Marie Donzel
Marie Donzel
20 novembre 2019
Temps de lecture : 3 min

C’est quoi le validisme ?

« Validisme » est l’une des traductions proposées pour le concept d’ « ableism » forgé dans les années 1980 par des universitaires du courant des « disability studies » initié par le sociologue Irving Zola et l’expert des questions d’employabilité Darryl Evans. Ce courant, qui prend modèle sur les « women studies » et les « ethnic studies » en optant pour une approche pluridisciplinaire de l’expérience de certaines populations discriminées, veut rompre avec l’hégémonie de l’approche quasi-exclusivement médicale du handicap. En effet, le handicap est alors vu d’abord comme une malformation ou une dégradation de l’état physique et/ou psychique des personnes, qui appellerait « réparation » (par traitement, équipement, rééducation…) de la personne réputée « invalide » afin que son quotidien de vie se rapproche le plus possible de celui des « valides ».

Cette vision présuppose qu’être « valide » est une position plus valable, plus enviable, voire carrément supérieure. Autrement dit, celui ou celle qui nait sans répondre aux critères de validité est d’emblée perçu·e comme un être incomplet, amoindri et inférieur. Et celui ou celle qui, au cours de l’existence, traverse une épreuve qui le place provisoirement, durablement ou définitivement en situation de handicap, est considéré·e comme étant « moins » que ce qu’il/elle fût.
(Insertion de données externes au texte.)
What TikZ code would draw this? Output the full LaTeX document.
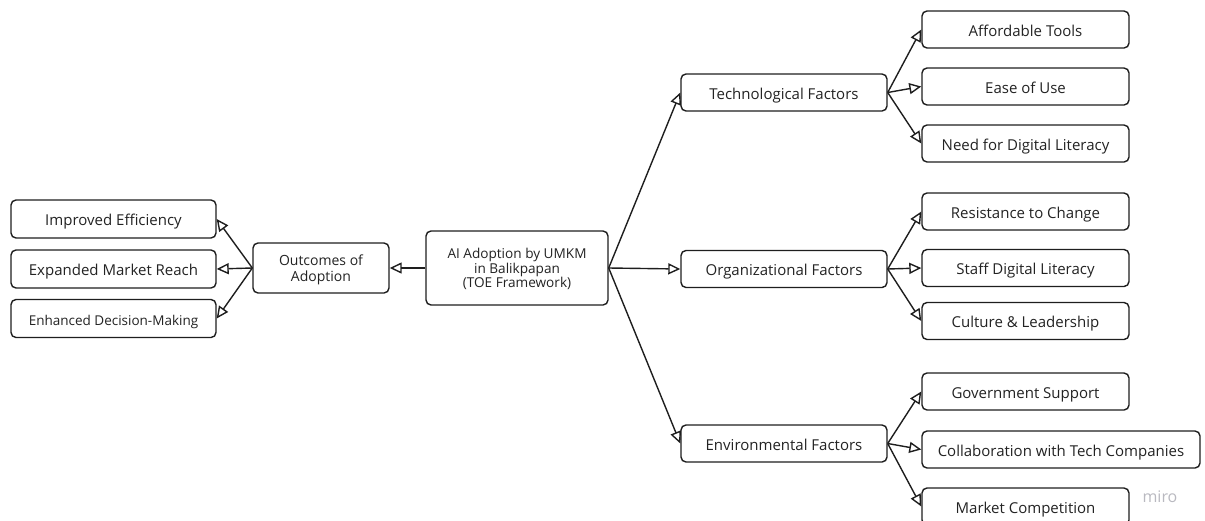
\documentclass[tikz,border=0pt]{standalone}
\usepackage{xcolor}
\usepackage{fontspec}
\setmainfont{Open Sans}
\usepackage{tikz}
\usetikzlibrary{shapes,arrows.meta,positioning,calc}
\definecolor{MiroInk}{RGB}{30, 30, 30}
\definecolor{MiroText}{RGB}{35, 35, 35}
\definecolor{MiroMark}{RGB}{185, 185, 192}

\begin{document}
\begin{tikzpicture}[x=1pt, y=-1pt, font=\fontsize{15}{17}\selectfont]
  \tikzstyle{box} = [rectangle, draw=MiroInk, fill=white, text=MiroText, rounded corners=5pt, line width=1.4pt, inner sep=2pt, align=center]
  \tikzstyle{leaf} = [box, minimum width=207pt, minimum height=37pt, text height=17pt, text depth=3.6pt]
  \tikzstyle{factor} = [leaf, minimum width=206pt]
  \tikzstyle{outcome} = [leaf, minimum width=205pt, minimum height=38pt]
  \tikzstyle{hub} = [box, minimum width=182pt, minimum height=74pt]
  \tikzstyle{link} = [draw=MiroInk, line width=1.4pt, -{Triangle[open, length=12pt, width=11pt]}]

  \useasboundingbox (0,0) rectangle (1205,520);

  % centre and outcomes
  \node [hub, font=\fontsize{13.6}{14.6}\selectfont, text depth=-0.7pt] (ai) at (517,268) {AI Adoption by UMKM\\in Balikpapan\\(TOE Framework)};
  \node [box, minimum width=136pt, minimum height=50pt, font=\fontsize{14}{15.5}\selectfont, text depth=-4.6pt] (outc) at (321,268) {Outcomes of\\Adoption};
  \node [outcome] (eff) at (113.5,219) {Improved Efficiency};
  \node [outcome] (reach) at (113.5,269) {Expanded Market Reach};
  \node [outcome, font=\fontsize{13.5}{15}\selectfont] (decide) at (113.5,318.5) {Enhanced Decision-Making};

  % TOE factors
  \node [factor] (tech) at (784,92.5) {Technological Factors};
  \node [factor] (org) at (784,269) {Organizational Factors};
  \node [factor] (env) at (784,443.5) {Environmental Factors};

  \node [leaf] (tools) at (1025.5,29.5) {Affordable Tools};
  \node [leaf] (ease) at (1025.5,86.5) {Ease of Use};
  \node [leaf] (needlit) at (1025.5,143.5) {Need for Digital Literacy};
  \node [leaf] (resist) at (1025.5,211.5) {Resistance to Change};
  \node [leaf] (stafflit) at (1025.5,268) {Staff Digital Literacy};
  \node [leaf] (culture) at (1025.5,321) {Culture \& Leadership};
  \node [leaf] (gov) at (1025.5,391.5) {Government Support};
  \node [leaf, minimum width=278pt] (collab) at (1061,449.5) {Collaboration with Tech Companies};
  \node [leaf] (market) at (1025.5,506.5) {Market Competition};

  \node [text=MiroMark, font=\fontsize{16}{18}\selectfont] (miro) at (1160,497) {miro};

  % connectors
  \draw [link] (ai.west) -- (outc.east);
  \foreach \n in {eff,reach,decide}
    \draw [link] (outc.west) -- (\n.east);
  \foreach \n in {tech,org,env}
    \draw [link] (ai.east) -- (\n.west);
  \foreach \n in {tools,ease,needlit}
    \draw [link] (tech.east) -- (\n.west);
  \foreach \n in {resist,stafflit,culture}
    \draw [link] (org.east) -- (\n.west);
  \foreach \n in {gov,collab,market}
    \draw [link] (env.east) -- (\n.west);
\end{tikzpicture}
\end{document}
Dans cette perspective, disent les expert·e·s du courant des « disability studies », une hiérarchie s’instaure qui place d’office la personne en situation de handicap dans un devoir de se conformer au maximum à la norme « validiste », au risque d’être exclue et si, pour une raison ou une autre, elle ne parvient pas à « s’adapter » à être mise en cause pour cette exclusion.

Ce qui pose plusieurs problèmes :

1/ La préférence mâtinée de condescendance pour le/la « bon·ne handicapé·e » : celui ou celle qui résilient·e, blindé·e de courage, montrant une humilité sans pareille, manifestant sa gratitude pour ce qu’on fait « pour » lui faciliter la vie (une rampe douce, une place réservée dans les transports, un aménagement de ses conditions de travail) déploie tous les efforts possibles pour rendre sa condition la moins dérangeante possible pour les « valides »… Et s’oublie, voire se nie en tant qu’individu singulier dans ce travail incessant de conformation à la norme ;

2/ La sur-stigmatisation négative de l’handicapé·e qui ne donne pas suffisamment de gages de sa volonté de se conformer la norme validiste : quoi ? Il/elle râle et se plaint (alors qu’on fait plein de choses pour « l’aider »),  n’accepte pas l’emploi en-dessous de ses compétences alors que c’est quand même mieux que rien, exige toujours plus d’attention et de prise en compte de sa situation « particulière » ?

3/ L’impensé de ce que « valide » veut dire. C’est ce dernier point qui interroge toute la société. Qui est valide, au fond ? Qui le sera en continu toute son existence durant ? Que contient cette norme ? Ne porte-t-elle pas implicitement l’idéal d’un être humain performant, vaillant et robuste, sans faille ni accident, sans dépendance(s) ni maladie, sans transformation de son état susceptible d’impacter sa condition sociale (sachant que l’OMS estime qu’une personne sur deux sera atteinte par le handicap au cours de sa vie, ce qui statistiquement implique que nous serons quasiment tou·te·s indirectement touché·e·s, ne serait-ce que par la situation d’un·e proche) ? Alors, la question du handicap peut être posée depuis un autre angle : celui de la déconstruction de cette norme aussi fantasmatique que philosophiquement douteuse de la « validité » en tant que référentiel de la bonne condition humaine.